# [OBJECTIVE]
Identify the lines that contain the word "this" and copy each one.

# [ENTRIES SHOWN]
** start **

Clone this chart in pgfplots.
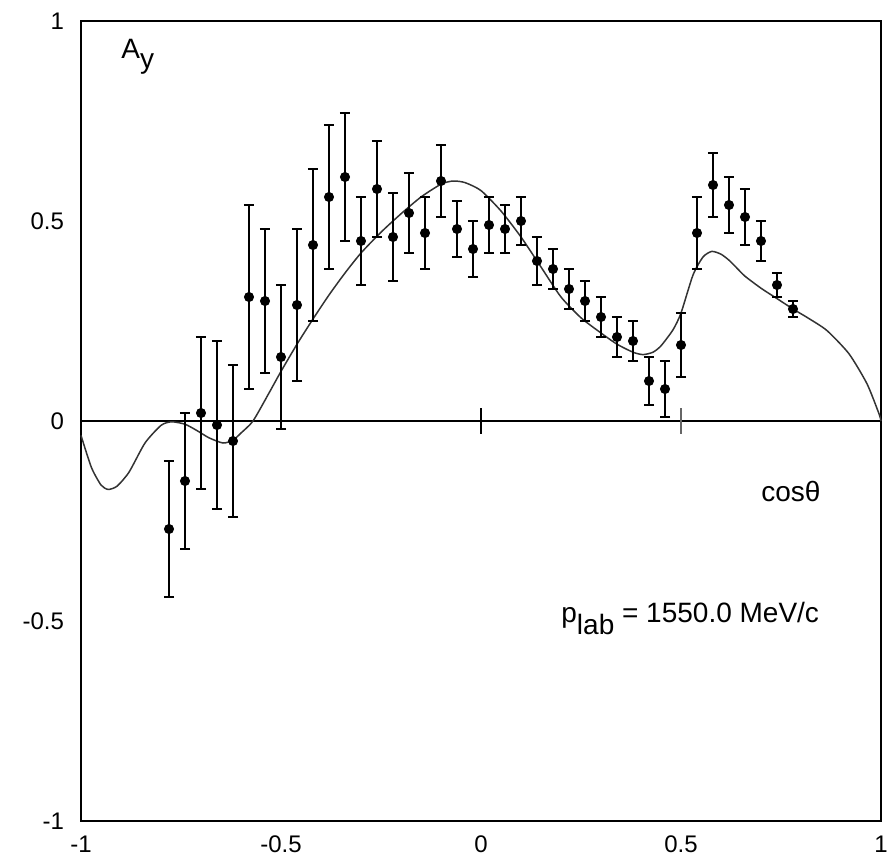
\documentclass[border=0pt]{standalone}
\usepackage{fontspec}
\setmainfont{Liberation Sans}
\usepackage{pgfplots}
\pgfplotsset{compat=1.18}
\usetikzlibrary{calc}

% measured points: cos theta, A_y, error
\pgfplotstableread{
x y e
-0.78 -0.27 0.17
-0.74 -0.15 0.17
-0.70 0.02 0.19
-0.66 -0.01 0.21
-0.62 -0.05 0.19
-0.58 0.31 0.23
-0.54 0.30 0.18
-0.50 0.16 0.18
-0.46 0.29 0.19
-0.42 0.44 0.19
-0.38 0.56 0.18
-0.34 0.61 0.16
-0.30 0.45 0.11
-0.26 0.58 0.12
-0.22 0.46 0.11
-0.18 0.52 0.10
-0.14 0.47 0.09
-0.10 0.60 0.09
-0.06 0.48 0.07
-0.02 0.43 0.07
0.02 0.49 0.07
0.06 0.48 0.06
0.10 0.50 0.06
0.14 0.40 0.06
0.18 0.38 0.05
0.22 0.33 0.05
0.26 0.30 0.05
0.30 0.26 0.05
0.34 0.21 0.05
0.38 0.20 0.05
0.42 0.10 0.06
0.46 0.08 0.07
0.50 0.19 0.08
0.54 0.47 0.09
0.58 0.59 0.08
0.62 0.54 0.07
0.66 0.51 0.07
0.70 0.45 0.05
0.74 0.34 0.03
0.78 0.28 0.02
}\datatab

% model curve
\pgfplotstableread{
x y
-1.00 -0.036
-0.974 -0.116
-0.95 -0.160
-0.932 -0.171
-0.91 -0.163
-0.88 -0.128
-0.84 -0.055
-0.80 -0.011
-0.774 -0.002
-0.74 -0.008
-0.71 -0.024
-0.68 -0.042
-0.645 -0.055
-0.62 -0.048
-0.60 -0.030
-0.57 0.000
-0.53 0.070
-0.50 0.124
-0.46 0.192
-0.42 0.255
-0.38 0.315
-0.34 0.370
-0.30 0.420
-0.25 0.472
-0.20 0.518
-0.15 0.560
-0.10 0.592
-0.07 0.600
-0.04 0.596
0.00 0.576
0.05 0.525
0.10 0.460
0.15 0.385
0.20 0.310
0.25 0.258
0.30 0.220
0.34 0.192
0.38 0.172
0.405 0.166
0.43 0.172
0.45 0.188
0.48 0.228
0.50 0.270
0.53 0.365
0.555 0.410
0.577 0.424
0.60 0.417
0.62 0.402
0.64 0.382
0.66 0.362
0.70 0.332
0.74 0.306
0.78 0.280
0.82 0.256
0.865 0.226
0.92 0.168
0.965 0.093
0.995 0.018
1.00 0.000
}\curvetab

\begin{document}
\begin{tikzpicture}
\begin{axis}[
    width=400pt, height=400pt,
    scale only axis,
    xmin=-1, xmax=1, ymin=-1, ymax=1,
    xtick={-1,-0.5,0,0.5,1},
    ytick={-1,-0.5,0,0.5,1},
    major tick length=0pt,
    axis line style={line width=0.9pt},
    /pgf/number format/assume math mode=true,
    tick label style={font=\fontsize{12}{14}\selectfont},
    xticklabel style={yshift=-4pt},
    yticklabel style={xshift=-5pt},
    clip=false,
]
\coordinate (sw) at (rel axis cs:0,0);
\coordinate (ne) at (rel axis cs:1,1);

\draw[line width=0.8pt] (axis cs:-1,0) -- (axis cs:1,0);
\draw[line width=0.8pt] (axis cs:0,-0.032) -- (axis cs:0,0.032);
\draw[line width=0.8pt, black!60] (axis cs:0.5,-0.032) -- (axis cs:0.5,0.032);

\addplot[line width=0.75pt, black!80, smooth, tension=0.4] table[x=x, y=y] {\curvetab};

\addplot[only marks, mark=*, mark size=2.3pt, black,
    error bars/.cd, y dir=both, y explicit,
    error bar style={line width=0.9pt},
    error mark options={rotate=90, mark size=2.6pt, line width=0.9pt}]
    table[x=x, y=y, y error=e] {\datatab};

\node[anchor=base west, font=\fontsize{14}{16}\selectfont, inner sep=0pt]
    at (axis cs:-0.9,0.907) {A\raisebox{-5pt}{y}};
\node[anchor=base west, font=\fontsize{14}{16}\selectfont, inner sep=0pt]
    at (axis cs:0.70,-0.20) {cosθ};
\node[anchor=base west, font=\fontsize{14}{16}\selectfont, inner sep=0pt]
    at (axis cs:0.20,-0.504) {p\raisebox{-6pt}{lab} = 1550.0 MeV/c};
\end{axis}
\pgfresetboundingbox
\path[use as bounding box] ($(sw)+(-40.5pt,-19pt)$) rectangle ($(ne)+(3.5pt,10.5pt)$);
\end{tikzpicture}
\end{document}
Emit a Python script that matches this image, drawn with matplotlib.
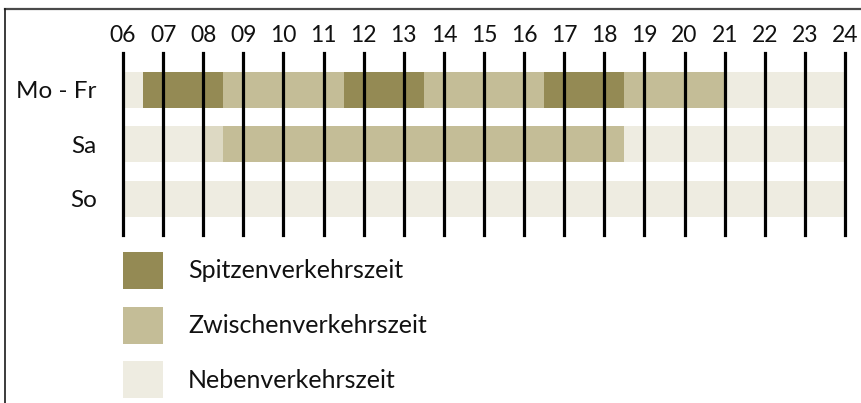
import matplotlib
matplotlib.use("Agg")
import matplotlib.pyplot as plt
from matplotlib.patches import Patch
from matplotlib.lines import Line2D

plt.rcParams['font.family'] = ['Lato', 'DejaVu Sans']

# Data
days = ["Mo - Fr", "Sa", "So"]
hours = list(range(6, 25))
hour_labels = [f"{h:02d}" for h in hours]
categories = ["Spitzenverkehrszeit", "Zwischenverkehrszeit", "Nebenverkehrszeit"]

# segments per day: (start, end, category)
segments = {
    "Mo - Fr": [(6.0, 6.5, "Nebenverkehrszeit"), (6.5, 8.5, "Spitzenverkehrszeit"),
                (8.5, 11.5, "Zwischenverkehrszeit"), (11.5, 13.5, "Spitzenverkehrszeit"),
                (13.5, 16.5, "Zwischenverkehrszeit"), (16.5, 18.5, "Spitzenverkehrszeit"),
                (18.5, 21.0, "Zwischenverkehrszeit"), (21.0, 24.0, "Nebenverkehrszeit")],
    "Sa": [(6.0, 8.0, "Nebenverkehrszeit"), (8.0, 8.5, "Übergang"),
           (8.5, 18.5, "Zwischenverkehrszeit"), (18.5, 24.0, "Nebenverkehrszeit")],
    "So": [(6.0, 24.0, "Nebenverkehrszeit")],
}

colors = {
    "Spitzenverkehrszeit": "#948a54",
    "Zwischenverkehrszeit": "#c4bd97",
    "Nebenverkehrszeit": "#eeece1",
    "Übergang": "#ddd9c3",
}

W, H = 862, 403
fig = plt.figure(figsize=(W / 100, H / 100), dpi=100)

# axes geometry in pixels
x0_px, x1_px = 123, 845
y_top_px, y_bot_px = 53, 235
ax = fig.add_axes([x0_px / W, 1 - y_bot_px / H, (x1_px - x0_px) / W, (y_bot_px - y_top_px) / H])

# y mapping: row centers at 90, 144.5, 198.5 px
row_px = [90, 144.5, 198.5]
spacing = (row_px[-1] - row_px[0]) / (len(days) - 1)
ytop = 0 - (row_px[0] - y_top_px) / spacing
ybot = (len(days) - 1) + (y_bot_px - row_px[-1]) / spacing
ax.set_ylim(ybot, ytop)
ax.set_xlim(6, 24)

bar_h = 36 / spacing
for i, d in enumerate(days):
    for s, e, c in segments[d]:
        ax.barh(i, e - s, left=s, height=bar_h, color=colors[c], linewidth=0, zorder=1)

for h in hours:
    ax.axvline(h, color="black", lw=2.3, zorder=3, clip_on=False)

ax.xaxis.tick_top()
ax.set_xticks(hours)
ax.set_xticklabels(hour_labels, fontsize=16.5, color="#111111")
ax.tick_params(axis="x", length=0, pad=5)
ax.set_yticks(range(len(days)))
ax.set_yticklabels(days, fontsize=17.5, color="#111111")
ax.tick_params(axis="y", length=0, pad=19)
for sp in ax.spines.values():
    sp.set_visible(False)

# legend
fs = 18
fpx = fs * 100 / 72
sq_w, sq_h = 40, 37
hh = (sq_h / fpx - 0.245) / 0.65
handles = [Patch(facecolor=colors[c], edgecolor="none", label=c) for c in categories]
fig.legend(handles=handles, loc="upper left",
           bbox_to_anchor=(123 / W, 1 - 252 / H), frameon=False,
           fontsize=fs, handlelength=sq_w / fpx, handleheight=hh,
           labelspacing=0.7, handletextpad=25 / fpx,
           borderpad=0, borderaxespad=0, labelcolor="#111111")

# frame lines
fig.add_artist(Line2D([5 / W, 1], [1 - 8.5 / H, 1 - 8.5 / H], color="#4a4a4a", lw=1.6))
fig.add_artist(Line2D([5 / W, 5 / W], [0, 1 - 8.5 / H], color="#1a1a1a", lw=1.2))

fig.savefig("out.png", dpi=100)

** end **

# [WRITTEN ANSWER]
Clone this chart in pgfplots.
Emit a Python script that matches this image, drawn with matplotlib.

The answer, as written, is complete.